Required task:
Transcribe the material word for word, but without the images.

### Dataset records ###

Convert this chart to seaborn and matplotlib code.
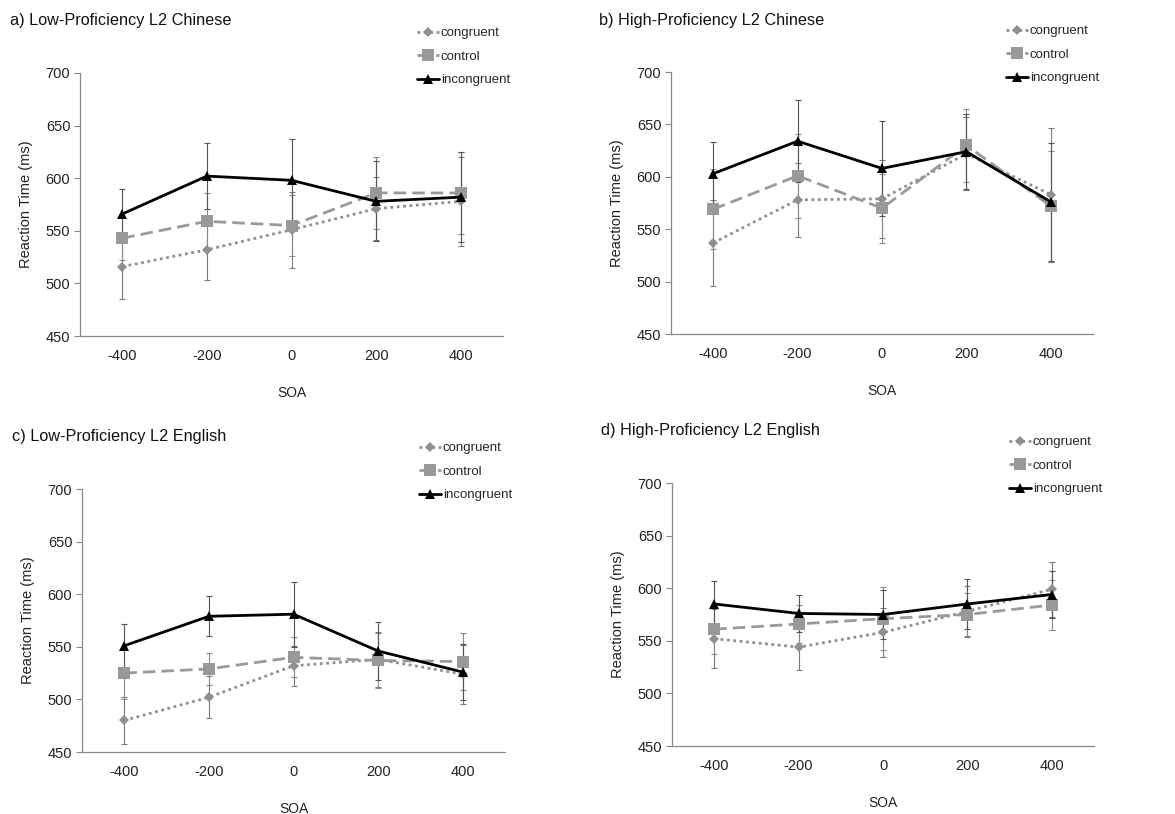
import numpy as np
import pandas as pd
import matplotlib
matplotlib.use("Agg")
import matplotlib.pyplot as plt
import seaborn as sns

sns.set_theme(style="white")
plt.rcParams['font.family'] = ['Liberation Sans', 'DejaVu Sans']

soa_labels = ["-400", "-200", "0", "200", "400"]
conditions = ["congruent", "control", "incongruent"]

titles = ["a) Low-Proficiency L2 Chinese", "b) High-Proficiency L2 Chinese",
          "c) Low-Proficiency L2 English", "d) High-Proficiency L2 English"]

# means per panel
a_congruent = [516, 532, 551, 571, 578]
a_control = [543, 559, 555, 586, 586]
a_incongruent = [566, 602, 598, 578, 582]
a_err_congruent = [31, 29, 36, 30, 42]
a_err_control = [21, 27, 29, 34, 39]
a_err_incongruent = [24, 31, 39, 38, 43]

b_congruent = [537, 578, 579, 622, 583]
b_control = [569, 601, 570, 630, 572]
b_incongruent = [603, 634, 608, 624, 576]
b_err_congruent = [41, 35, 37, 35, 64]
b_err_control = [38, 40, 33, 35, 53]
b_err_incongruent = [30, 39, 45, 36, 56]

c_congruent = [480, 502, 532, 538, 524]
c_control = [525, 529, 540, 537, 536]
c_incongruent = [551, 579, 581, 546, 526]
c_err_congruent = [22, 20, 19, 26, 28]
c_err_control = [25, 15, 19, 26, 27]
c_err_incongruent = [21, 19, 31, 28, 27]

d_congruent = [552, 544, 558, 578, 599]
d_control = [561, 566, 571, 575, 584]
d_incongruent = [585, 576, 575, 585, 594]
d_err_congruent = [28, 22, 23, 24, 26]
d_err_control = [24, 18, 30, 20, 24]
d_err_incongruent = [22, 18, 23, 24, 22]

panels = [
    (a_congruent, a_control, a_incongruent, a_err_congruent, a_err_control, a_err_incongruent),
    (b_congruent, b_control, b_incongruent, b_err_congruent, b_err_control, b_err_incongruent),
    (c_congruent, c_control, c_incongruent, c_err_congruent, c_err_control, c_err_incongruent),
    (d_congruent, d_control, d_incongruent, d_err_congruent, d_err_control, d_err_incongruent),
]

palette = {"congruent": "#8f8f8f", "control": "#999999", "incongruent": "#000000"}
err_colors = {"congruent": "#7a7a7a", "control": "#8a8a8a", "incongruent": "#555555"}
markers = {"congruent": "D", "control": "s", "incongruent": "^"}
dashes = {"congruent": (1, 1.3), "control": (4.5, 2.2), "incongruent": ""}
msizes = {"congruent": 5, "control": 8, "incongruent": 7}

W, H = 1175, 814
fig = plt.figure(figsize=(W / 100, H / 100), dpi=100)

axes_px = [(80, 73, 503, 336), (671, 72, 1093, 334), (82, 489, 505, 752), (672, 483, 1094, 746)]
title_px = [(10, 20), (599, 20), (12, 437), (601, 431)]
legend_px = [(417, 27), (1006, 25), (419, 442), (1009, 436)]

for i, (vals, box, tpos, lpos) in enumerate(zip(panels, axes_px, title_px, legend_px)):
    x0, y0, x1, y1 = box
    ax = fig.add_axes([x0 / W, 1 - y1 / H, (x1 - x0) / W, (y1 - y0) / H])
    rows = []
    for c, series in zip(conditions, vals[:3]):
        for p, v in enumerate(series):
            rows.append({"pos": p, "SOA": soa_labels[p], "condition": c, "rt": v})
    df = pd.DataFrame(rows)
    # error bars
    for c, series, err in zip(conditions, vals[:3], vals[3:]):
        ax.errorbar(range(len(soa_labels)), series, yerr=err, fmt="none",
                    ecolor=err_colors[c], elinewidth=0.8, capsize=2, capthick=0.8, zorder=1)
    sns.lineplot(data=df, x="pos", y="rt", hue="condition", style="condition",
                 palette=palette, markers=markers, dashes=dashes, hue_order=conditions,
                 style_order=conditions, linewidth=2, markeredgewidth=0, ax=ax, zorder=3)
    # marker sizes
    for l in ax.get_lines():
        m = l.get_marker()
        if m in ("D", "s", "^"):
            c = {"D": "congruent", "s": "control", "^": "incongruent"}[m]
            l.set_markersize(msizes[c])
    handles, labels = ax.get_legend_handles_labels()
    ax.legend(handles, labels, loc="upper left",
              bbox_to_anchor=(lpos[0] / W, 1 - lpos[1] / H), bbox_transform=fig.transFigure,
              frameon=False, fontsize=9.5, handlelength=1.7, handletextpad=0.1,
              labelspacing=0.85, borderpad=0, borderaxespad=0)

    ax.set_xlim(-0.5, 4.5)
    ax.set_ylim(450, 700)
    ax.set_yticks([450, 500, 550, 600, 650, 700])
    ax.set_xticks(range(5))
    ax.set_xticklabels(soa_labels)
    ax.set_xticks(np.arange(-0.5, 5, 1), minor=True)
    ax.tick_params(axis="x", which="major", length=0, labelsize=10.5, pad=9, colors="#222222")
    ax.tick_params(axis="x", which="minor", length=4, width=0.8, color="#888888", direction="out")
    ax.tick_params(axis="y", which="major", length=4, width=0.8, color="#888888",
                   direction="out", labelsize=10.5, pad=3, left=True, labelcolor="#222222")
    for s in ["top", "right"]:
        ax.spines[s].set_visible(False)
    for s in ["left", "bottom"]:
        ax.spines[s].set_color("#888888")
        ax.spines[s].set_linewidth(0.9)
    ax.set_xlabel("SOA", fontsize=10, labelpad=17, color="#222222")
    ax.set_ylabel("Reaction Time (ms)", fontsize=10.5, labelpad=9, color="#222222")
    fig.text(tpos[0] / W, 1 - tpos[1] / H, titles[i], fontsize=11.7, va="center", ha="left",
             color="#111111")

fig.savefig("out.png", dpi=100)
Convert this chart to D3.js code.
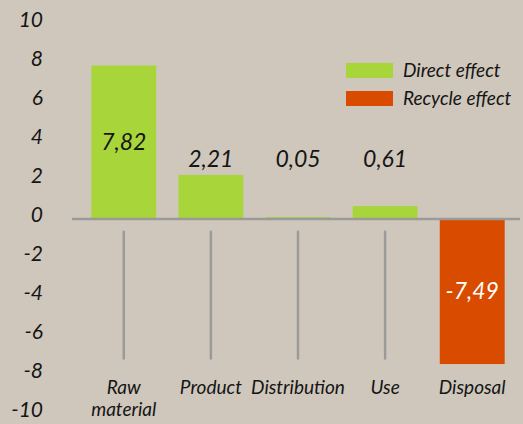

###

Exercise answer:
Convert this chart to seaborn and matplotlib code.
import numpy as np
import pandas as pd
import matplotlib
matplotlib.use("Agg")
import matplotlib.pyplot as plt
import seaborn as sns

sns.set_theme(style="white")
plt.rcParams['font.family'] = ['Liberation Sans', 'DejaVu Sans']

soa_labels = ["-400", "-200", "0", "200", "400"]
conditions = ["congruent", "control", "incongruent"]

titles = ["a) Low-Proficiency L2 Chinese", "b) High-Proficiency L2 Chinese",
          "c) Low-Proficiency L2 English", "d) High-Proficiency L2 English"]

# means per panel
a_congruent = [516, 532, 551, 571, 578]
a_control = [543, 559, 555, 586, 586]
a_incongruent = [566, 602, 598, 578, 582]
a_err_congruent = [31, 29, 36, 30, 42]
a_err_control = [21, 27, 29, 34, 39]
a_err_incongruent = [24, 31, 39, 38, 43]

b_congruent = [537, 578, 579, 622, 583]
b_control = [569, 601, 570, 630, 572]
b_incongruent = [603, 634, 608, 624, 576]
b_err_congruent = [41, 35, 37, 35, 64]
b_err_control = [38, 40, 33, 35, 53]
b_err_incongruent = [30, 39, 45, 36, 56]

c_congruent = [480, 502, 532, 538, 524]
c_control = [525, 529, 540, 537, 536]
c_incongruent = [551, 579, 581, 546, 526]
c_err_congruent = [22, 20, 19, 26, 28]
c_err_control = [25, 15, 19, 26, 27]
c_err_incongruent = [21, 19, 31, 28, 27]

d_congruent = [552, 544, 558, 578, 599]
d_control = [561, 566, 571, 575, 584]
d_incongruent = [585, 576, 575, 585, 594]
d_err_congruent = [28, 22, 23, 24, 26]
d_err_control = [24, 18, 30, 20, 24]
d_err_incongruent = [22, 18, 23, 24, 22]

panels = [
    (a_congruent, a_control, a_incongruent, a_err_congruent, a_err_control, a_err_incongruent),
    (b_congruent, b_control, b_incongruent, b_err_congruent, b_err_control, b_err_incongruent),
    (c_congruent, c_control, c_incongruent, c_err_congruent, c_err_control, c_err_incongruent),
    (d_congruent, d_control, d_incongruent, d_err_congruent, d_err_control, d_err_incongruent),
]

palette = {"congruent": "#8f8f8f", "control": "#999999", "incongruent": "#000000"}
err_colors = {"congruent": "#7a7a7a", "control": "#8a8a8a", "incongruent": "#555555"}
markers = {"congruent": "D", "control": "s", "incongruent": "^"}
dashes = {"congruent": (1, 1.3), "control": (4.5, 2.2), "incongruent": ""}
msizes = {"congruent": 5, "control": 8, "incongruent": 7}

W, H = 1175, 814
fig = plt.figure(figsize=(W / 100, H / 100), dpi=100)

axes_px = [(80, 73, 503, 336), (671, 72, 1093, 334), (82, 489, 505, 752), (672, 483, 1094, 746)]
title_px = [(10, 20), (599, 20), (12, 437), (601, 431)]
legend_px = [(417, 27), (1006, 25), (419, 442), (1009, 436)]

for i, (vals, box, tpos, lpos) in enumerate(zip(panels, axes_px, title_px, legend_px)):
    x0, y0, x1, y1 = box
    ax = fig.add_axes([x0 / W, 1 - y1 / H, (x1 - x0) / W, (y1 - y0) / H])
    rows = []
    for c, series in zip(conditions, vals[:3]):
        for p, v in enumerate(series):
            rows.append({"pos": p, "SOA": soa_labels[p], "condition": c, "rt": v})
    df = pd.DataFrame(rows)
    # error bars
    for c, series, err in zip(conditions, vals[:3], vals[3:]):
        ax.errorbar(range(len(soa_labels)), series, yerr=err, fmt="none",
                    ecolor=err_colors[c], elinewidth=0.8, capsize=2, capthick=0.8, zorder=1)
    sns.lineplot(data=df, x="pos", y="rt", hue="condition", style="condition",
                 palette=palette, markers=markers, dashes=dashes, hue_order=conditions,
                 style_order=conditions, linewidth=2, markeredgewidth=0, ax=ax, zorder=3)
    # marker sizes
    for l in ax.get_lines():
        m = l.get_marker()
        if m in ("D", "s", "^"):
            c = {"D": "congruent", "s": "control", "^": "incongruent"}[m]
            l.set_markersize(msizes[c])
    handles, labels = ax.get_legend_handles_labels()
    ax.legend(handles, labels, loc="upper left",
              bbox_to_anchor=(lpos[0] / W, 1 - lpos[1] / H), bbox_transform=fig.transFigure,
              frameon=False, fontsize=9.5, handlelength=1.7, handletextpad=0.1,
              labelspacing=0.85, borderpad=0, borderaxespad=0)

    ax.set_xlim(-0.5, 4.5)
    ax.set_ylim(450, 700)
    ax.set_yticks([450, 500, 550, 600, 650, 700])
    ax.set_xticks(range(5))
    ax.set_xticklabels(soa_labels)
    ax.set_xticks(np.arange(-0.5, 5, 1), minor=True)
    ax.tick_params(axis="x", which="major", length=0, labelsize=10.5, pad=9, colors="#222222")
    ax.tick_params(axis="x", which="minor", length=4, width=0.8, color="#888888", direction="out")
    ax.tick_params(axis="y", which="major", length=4, width=0.8, color="#888888",
                   direction="out", labelsize=10.5, pad=3, left=True, labelcolor="#222222")
    for s in ["top", "right"]:
        ax.spines[s].set_visible(False)
    for s in ["left", "bottom"]:
        ax.spines[s].set_color("#888888")
        ax.spines[s].set_linewidth(0.9)
    ax.set_xlabel("SOA", fontsize=10, labelpad=17, color="#222222")
    ax.set_ylabel("Reaction Time (ms)", fontsize=10.5, labelpad=9, color="#222222")
    fig.text(tpos[0] / W, 1 - tpos[1] / H, titles[i], fontsize=11.7, va="center", ha="left",
             color="#111111")

fig.savefig("out.png", dpi=100)
Convert this chart to D3.js code.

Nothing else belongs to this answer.